- _Written task_: Write out every line exactly, from the start of the records below to the line with "0.908, 0.896, 0.886, 0.877, 0.870, 0.864, 0.860];", and stop there. Don't write out the pictures.

- _Working data_:
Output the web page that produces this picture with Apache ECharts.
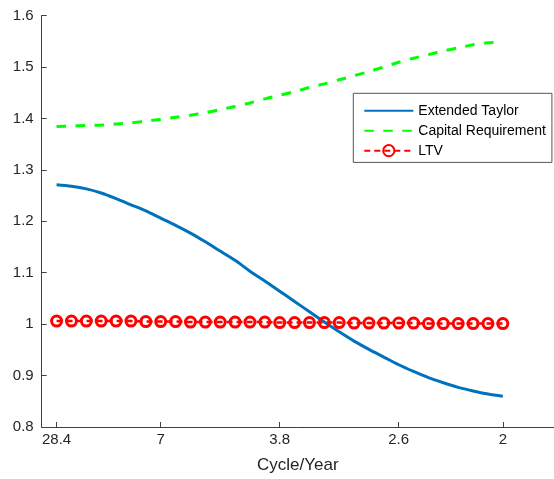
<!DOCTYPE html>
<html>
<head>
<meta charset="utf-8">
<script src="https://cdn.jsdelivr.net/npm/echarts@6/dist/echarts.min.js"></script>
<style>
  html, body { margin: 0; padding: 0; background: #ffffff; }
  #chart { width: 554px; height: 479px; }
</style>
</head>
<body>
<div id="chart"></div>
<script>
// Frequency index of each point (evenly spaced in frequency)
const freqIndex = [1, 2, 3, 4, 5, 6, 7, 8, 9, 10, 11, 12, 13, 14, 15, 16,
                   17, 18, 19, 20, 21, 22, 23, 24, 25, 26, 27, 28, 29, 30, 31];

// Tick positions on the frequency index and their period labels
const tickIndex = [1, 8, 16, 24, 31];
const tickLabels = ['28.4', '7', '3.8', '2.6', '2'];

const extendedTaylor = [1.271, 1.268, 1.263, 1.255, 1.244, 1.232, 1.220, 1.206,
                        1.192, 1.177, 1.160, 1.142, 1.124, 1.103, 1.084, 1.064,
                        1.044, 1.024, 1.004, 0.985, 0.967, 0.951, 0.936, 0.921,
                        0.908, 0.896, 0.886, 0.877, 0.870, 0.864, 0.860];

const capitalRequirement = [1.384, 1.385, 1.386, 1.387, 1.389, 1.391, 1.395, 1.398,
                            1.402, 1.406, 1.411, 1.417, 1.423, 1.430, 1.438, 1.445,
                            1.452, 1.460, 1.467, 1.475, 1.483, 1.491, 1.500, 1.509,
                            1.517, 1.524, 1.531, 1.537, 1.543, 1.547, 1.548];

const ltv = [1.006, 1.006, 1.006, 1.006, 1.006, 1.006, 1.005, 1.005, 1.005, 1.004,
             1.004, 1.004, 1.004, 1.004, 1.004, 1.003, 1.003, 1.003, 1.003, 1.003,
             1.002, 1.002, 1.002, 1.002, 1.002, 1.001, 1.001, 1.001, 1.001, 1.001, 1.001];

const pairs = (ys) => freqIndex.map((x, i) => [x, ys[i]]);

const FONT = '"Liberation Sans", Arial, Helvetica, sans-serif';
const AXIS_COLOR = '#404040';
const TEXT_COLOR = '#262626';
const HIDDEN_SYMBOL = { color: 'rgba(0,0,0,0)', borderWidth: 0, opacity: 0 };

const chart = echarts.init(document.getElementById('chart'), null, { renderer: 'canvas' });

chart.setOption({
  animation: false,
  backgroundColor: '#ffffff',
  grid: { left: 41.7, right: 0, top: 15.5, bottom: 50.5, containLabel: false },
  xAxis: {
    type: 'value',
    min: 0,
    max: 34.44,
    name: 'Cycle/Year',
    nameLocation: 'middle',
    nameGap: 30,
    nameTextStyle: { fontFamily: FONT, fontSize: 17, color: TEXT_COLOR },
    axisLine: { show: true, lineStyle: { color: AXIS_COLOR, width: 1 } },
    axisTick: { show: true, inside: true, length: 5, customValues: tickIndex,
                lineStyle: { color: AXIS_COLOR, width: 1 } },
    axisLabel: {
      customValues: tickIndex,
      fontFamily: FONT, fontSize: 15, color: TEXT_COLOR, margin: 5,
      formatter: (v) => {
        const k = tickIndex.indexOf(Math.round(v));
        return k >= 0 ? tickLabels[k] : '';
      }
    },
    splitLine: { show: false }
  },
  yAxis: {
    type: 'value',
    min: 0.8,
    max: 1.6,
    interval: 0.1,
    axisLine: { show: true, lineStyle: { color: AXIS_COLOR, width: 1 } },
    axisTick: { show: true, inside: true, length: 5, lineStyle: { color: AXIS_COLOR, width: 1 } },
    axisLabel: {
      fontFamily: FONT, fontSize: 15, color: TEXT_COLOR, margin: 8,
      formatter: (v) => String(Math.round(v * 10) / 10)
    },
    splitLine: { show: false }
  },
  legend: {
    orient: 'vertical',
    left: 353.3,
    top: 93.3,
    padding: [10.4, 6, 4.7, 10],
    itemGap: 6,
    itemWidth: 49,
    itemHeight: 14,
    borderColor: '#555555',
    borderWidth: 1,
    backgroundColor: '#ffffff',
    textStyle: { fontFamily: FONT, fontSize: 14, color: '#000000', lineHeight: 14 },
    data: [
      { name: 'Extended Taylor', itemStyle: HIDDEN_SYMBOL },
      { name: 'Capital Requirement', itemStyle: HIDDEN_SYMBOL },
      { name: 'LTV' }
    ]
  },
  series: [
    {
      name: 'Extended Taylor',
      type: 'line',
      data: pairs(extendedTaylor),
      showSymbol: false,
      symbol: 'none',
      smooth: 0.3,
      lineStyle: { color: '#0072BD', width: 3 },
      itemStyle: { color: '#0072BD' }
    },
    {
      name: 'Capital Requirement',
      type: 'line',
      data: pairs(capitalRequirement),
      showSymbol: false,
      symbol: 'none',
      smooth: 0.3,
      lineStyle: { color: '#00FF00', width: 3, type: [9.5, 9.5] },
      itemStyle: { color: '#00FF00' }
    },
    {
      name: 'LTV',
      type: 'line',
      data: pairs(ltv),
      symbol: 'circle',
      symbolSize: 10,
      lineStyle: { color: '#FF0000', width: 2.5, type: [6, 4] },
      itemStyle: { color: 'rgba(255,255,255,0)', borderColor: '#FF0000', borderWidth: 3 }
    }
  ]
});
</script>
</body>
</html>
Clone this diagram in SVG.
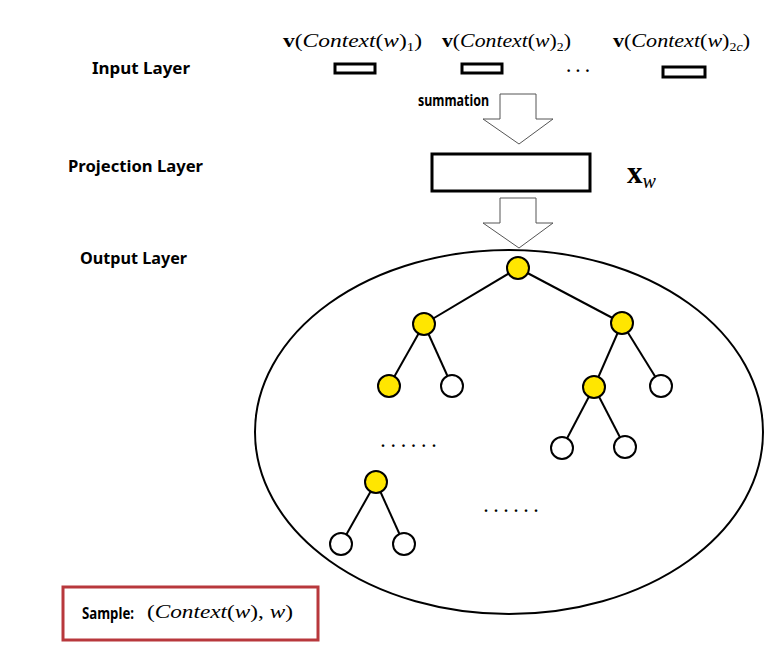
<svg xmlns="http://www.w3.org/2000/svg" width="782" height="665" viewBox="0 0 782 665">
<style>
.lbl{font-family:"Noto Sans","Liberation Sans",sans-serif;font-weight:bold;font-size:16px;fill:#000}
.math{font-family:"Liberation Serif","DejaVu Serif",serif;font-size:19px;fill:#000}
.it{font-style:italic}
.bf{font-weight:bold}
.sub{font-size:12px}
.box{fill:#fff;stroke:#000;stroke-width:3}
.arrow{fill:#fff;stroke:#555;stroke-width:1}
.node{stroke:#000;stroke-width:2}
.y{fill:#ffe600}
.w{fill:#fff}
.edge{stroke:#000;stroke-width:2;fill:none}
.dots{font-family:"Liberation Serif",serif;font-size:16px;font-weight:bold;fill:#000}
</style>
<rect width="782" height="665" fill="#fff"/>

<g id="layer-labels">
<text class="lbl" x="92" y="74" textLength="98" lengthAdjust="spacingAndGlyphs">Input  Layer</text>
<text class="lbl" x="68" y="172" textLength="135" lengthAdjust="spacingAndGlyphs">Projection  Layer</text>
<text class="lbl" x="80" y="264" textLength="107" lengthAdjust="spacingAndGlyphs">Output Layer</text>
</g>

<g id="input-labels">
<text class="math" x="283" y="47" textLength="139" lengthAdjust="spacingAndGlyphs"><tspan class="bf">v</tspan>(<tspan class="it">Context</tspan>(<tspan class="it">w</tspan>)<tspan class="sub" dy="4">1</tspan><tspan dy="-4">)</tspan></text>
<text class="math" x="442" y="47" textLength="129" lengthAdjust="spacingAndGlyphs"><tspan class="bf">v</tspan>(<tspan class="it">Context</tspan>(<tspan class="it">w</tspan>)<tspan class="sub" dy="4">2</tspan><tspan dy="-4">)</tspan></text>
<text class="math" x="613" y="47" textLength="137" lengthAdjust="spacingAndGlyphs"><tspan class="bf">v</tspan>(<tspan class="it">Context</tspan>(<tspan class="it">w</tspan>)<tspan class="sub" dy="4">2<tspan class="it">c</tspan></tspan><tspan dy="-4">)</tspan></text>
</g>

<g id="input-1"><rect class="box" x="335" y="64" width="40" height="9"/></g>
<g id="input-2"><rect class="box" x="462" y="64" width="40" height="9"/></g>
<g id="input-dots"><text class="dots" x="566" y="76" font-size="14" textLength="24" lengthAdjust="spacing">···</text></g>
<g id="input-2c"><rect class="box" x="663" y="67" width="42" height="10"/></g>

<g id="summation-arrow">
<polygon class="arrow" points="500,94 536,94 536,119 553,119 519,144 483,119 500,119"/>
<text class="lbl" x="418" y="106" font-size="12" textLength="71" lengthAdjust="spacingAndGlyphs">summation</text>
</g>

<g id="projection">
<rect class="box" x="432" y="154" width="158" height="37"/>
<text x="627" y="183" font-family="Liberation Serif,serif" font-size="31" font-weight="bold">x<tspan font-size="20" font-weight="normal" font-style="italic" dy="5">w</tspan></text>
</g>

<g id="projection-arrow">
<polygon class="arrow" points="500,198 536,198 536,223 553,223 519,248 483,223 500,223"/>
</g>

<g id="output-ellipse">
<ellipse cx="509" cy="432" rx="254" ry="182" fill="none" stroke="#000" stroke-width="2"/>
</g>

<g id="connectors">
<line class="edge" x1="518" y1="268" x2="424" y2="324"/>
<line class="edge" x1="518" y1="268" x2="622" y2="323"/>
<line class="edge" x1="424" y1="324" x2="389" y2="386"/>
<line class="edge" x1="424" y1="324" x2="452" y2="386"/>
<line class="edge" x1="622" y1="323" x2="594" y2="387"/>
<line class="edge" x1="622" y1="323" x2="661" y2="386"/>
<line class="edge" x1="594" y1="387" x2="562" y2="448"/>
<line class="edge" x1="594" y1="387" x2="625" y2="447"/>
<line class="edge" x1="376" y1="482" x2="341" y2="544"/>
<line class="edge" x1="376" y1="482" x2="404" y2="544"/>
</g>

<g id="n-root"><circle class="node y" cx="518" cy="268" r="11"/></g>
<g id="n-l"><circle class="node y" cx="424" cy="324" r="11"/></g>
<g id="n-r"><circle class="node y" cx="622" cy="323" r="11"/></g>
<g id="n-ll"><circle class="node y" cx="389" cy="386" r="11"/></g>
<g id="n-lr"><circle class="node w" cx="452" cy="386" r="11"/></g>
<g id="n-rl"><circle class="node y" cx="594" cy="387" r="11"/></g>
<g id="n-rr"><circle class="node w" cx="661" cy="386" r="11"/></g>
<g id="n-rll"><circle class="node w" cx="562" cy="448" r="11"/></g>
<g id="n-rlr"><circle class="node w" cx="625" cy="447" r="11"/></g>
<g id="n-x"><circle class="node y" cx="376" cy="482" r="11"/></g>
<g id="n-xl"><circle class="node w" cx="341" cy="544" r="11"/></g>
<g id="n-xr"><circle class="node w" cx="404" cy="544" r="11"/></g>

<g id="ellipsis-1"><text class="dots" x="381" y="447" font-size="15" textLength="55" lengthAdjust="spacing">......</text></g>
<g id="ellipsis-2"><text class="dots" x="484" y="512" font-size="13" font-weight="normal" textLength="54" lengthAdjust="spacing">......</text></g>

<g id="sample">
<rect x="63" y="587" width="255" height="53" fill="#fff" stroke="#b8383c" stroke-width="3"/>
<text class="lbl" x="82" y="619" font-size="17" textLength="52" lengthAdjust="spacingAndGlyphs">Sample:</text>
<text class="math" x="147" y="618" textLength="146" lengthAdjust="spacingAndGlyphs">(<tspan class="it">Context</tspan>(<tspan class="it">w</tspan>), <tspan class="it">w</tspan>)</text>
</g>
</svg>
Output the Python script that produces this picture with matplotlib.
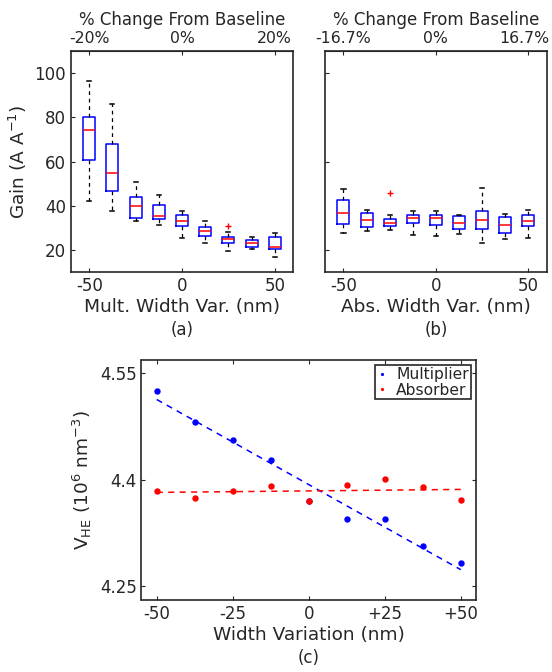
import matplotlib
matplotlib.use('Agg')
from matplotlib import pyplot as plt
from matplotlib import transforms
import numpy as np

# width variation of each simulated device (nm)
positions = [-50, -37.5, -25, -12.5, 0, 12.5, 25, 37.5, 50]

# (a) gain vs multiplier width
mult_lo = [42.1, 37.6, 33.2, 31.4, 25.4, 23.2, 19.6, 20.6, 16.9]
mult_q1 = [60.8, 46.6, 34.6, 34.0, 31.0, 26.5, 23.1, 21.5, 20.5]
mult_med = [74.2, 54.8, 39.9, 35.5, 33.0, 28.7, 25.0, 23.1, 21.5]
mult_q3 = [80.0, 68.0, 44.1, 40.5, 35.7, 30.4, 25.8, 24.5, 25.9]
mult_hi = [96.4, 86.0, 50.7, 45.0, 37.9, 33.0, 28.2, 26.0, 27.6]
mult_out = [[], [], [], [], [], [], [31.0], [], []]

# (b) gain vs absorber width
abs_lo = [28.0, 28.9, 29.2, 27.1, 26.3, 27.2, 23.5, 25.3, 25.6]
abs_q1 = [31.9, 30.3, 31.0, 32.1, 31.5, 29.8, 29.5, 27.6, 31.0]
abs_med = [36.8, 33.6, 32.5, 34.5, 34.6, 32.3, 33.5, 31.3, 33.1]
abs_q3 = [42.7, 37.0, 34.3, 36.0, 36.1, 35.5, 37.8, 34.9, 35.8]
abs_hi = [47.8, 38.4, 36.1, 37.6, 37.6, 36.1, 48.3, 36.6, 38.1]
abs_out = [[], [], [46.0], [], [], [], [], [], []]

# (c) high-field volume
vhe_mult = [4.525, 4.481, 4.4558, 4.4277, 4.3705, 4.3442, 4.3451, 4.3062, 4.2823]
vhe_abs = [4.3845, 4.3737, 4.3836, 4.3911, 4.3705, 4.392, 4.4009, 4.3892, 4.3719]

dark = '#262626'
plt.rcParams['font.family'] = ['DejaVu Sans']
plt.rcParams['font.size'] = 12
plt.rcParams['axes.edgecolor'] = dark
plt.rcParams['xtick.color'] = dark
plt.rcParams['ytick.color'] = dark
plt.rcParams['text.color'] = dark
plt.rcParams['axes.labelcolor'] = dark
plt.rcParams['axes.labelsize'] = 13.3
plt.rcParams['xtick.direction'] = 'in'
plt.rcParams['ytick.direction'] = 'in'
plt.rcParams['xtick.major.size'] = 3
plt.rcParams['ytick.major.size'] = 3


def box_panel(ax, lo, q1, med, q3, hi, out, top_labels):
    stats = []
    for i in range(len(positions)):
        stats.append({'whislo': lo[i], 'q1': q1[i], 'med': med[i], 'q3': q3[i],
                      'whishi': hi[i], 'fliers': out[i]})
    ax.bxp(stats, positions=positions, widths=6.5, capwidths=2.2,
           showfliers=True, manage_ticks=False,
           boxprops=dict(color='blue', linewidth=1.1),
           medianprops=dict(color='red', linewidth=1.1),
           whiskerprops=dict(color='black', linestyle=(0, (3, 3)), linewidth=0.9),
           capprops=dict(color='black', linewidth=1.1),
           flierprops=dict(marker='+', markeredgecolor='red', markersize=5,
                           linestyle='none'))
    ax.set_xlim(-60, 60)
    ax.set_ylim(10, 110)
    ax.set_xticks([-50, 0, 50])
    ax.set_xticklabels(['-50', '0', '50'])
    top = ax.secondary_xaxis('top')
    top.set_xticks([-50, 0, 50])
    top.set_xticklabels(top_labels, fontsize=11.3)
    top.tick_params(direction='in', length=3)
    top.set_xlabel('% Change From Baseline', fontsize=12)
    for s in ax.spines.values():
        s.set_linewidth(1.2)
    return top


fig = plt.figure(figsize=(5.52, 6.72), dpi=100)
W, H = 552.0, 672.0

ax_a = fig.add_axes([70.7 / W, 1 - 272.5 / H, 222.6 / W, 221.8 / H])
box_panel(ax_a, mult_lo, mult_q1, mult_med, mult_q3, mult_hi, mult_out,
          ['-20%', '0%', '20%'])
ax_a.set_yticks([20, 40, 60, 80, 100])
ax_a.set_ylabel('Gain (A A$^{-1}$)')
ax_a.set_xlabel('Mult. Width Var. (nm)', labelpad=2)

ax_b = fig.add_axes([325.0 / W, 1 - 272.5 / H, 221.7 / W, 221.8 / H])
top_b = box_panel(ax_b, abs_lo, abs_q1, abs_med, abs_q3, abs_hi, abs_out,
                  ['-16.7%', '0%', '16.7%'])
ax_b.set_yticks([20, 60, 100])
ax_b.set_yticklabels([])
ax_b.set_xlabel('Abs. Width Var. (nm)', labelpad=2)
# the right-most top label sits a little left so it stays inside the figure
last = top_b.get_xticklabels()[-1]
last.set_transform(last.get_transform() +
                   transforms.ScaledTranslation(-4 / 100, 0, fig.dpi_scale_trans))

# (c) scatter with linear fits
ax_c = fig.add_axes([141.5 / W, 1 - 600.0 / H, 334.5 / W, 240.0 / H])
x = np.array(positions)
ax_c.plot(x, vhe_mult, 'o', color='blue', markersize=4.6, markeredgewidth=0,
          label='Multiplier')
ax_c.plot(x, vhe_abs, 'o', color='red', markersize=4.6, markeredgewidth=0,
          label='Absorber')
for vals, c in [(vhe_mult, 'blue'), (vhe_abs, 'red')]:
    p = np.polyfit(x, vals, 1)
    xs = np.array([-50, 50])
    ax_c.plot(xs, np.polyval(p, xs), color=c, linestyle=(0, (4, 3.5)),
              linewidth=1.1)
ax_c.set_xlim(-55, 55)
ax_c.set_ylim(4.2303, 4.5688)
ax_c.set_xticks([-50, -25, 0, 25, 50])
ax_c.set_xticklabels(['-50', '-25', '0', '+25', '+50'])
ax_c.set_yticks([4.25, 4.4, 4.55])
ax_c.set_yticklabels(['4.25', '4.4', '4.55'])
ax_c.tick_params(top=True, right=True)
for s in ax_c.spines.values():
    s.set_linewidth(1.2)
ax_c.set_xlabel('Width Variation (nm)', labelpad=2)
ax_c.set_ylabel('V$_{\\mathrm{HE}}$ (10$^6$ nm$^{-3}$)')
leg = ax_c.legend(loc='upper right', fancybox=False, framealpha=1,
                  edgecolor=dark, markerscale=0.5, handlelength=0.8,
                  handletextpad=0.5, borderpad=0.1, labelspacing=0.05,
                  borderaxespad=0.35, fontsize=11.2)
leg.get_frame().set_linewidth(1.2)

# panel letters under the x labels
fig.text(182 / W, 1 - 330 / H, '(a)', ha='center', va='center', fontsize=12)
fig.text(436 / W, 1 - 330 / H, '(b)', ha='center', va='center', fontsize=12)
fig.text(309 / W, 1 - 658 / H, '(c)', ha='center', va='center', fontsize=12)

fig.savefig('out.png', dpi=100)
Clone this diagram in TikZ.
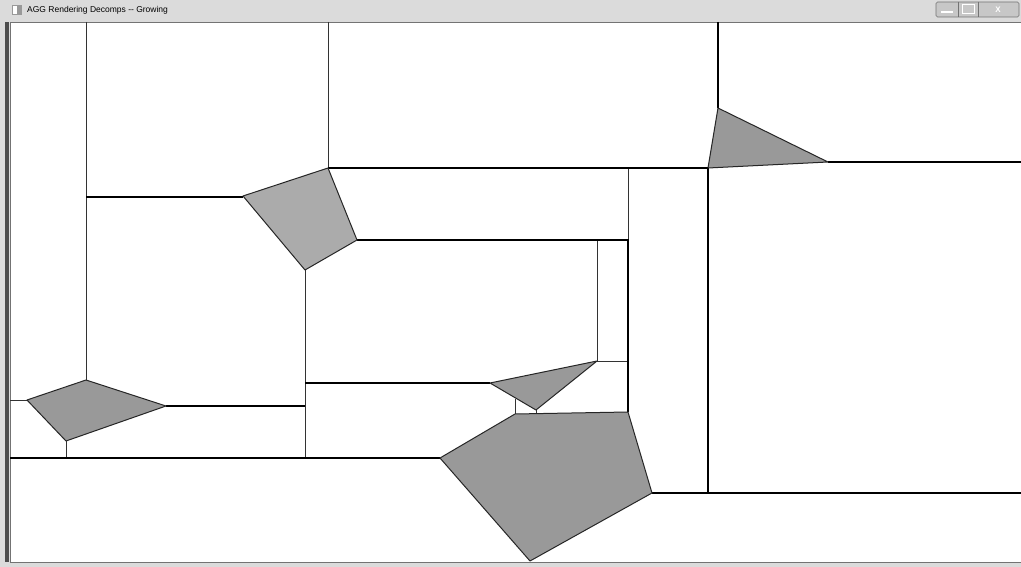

- _In response_:
Output the web page that produces this picture with Apache ECharts.
<!DOCTYPE html>
<html>
<head>
<meta charset="utf-8">
<script src="https://cdn.jsdelivr.net/npm/echarts@6/dist/echarts.min.js"></script>
<style>
  html, body { margin: 0; padding: 0; background: #ffffff; }
  #chart { width: 554px; height: 479px; }
</style>
</head>
<body>
<div id="chart"></div>
<script>
// Frequency index of each point (evenly spaced in frequency)
const freqIndex = [1, 2, 3, 4, 5, 6, 7, 8, 9, 10, 11, 12, 13, 14, 15, 16,
                   17, 18, 19, 20, 21, 22, 23, 24, 25, 26, 27, 28, 29, 30, 31];

// Tick positions on the frequency index and their period labels
const tickIndex = [1, 8, 16, 24, 31];
const tickLabels = ['28.4', '7', '3.8', '2.6', '2'];

const extendedTaylor = [1.271, 1.268, 1.263, 1.255, 1.244, 1.232, 1.220, 1.206,
                        1.192, 1.177, 1.160, 1.142, 1.124, 1.103, 1.084, 1.064,
                        1.044, 1.024, 1.004, 0.985, 0.967, 0.951, 0.936, 0.921,
                        0.908, 0.896, 0.886, 0.877, 0.870, 0.864, 0.860];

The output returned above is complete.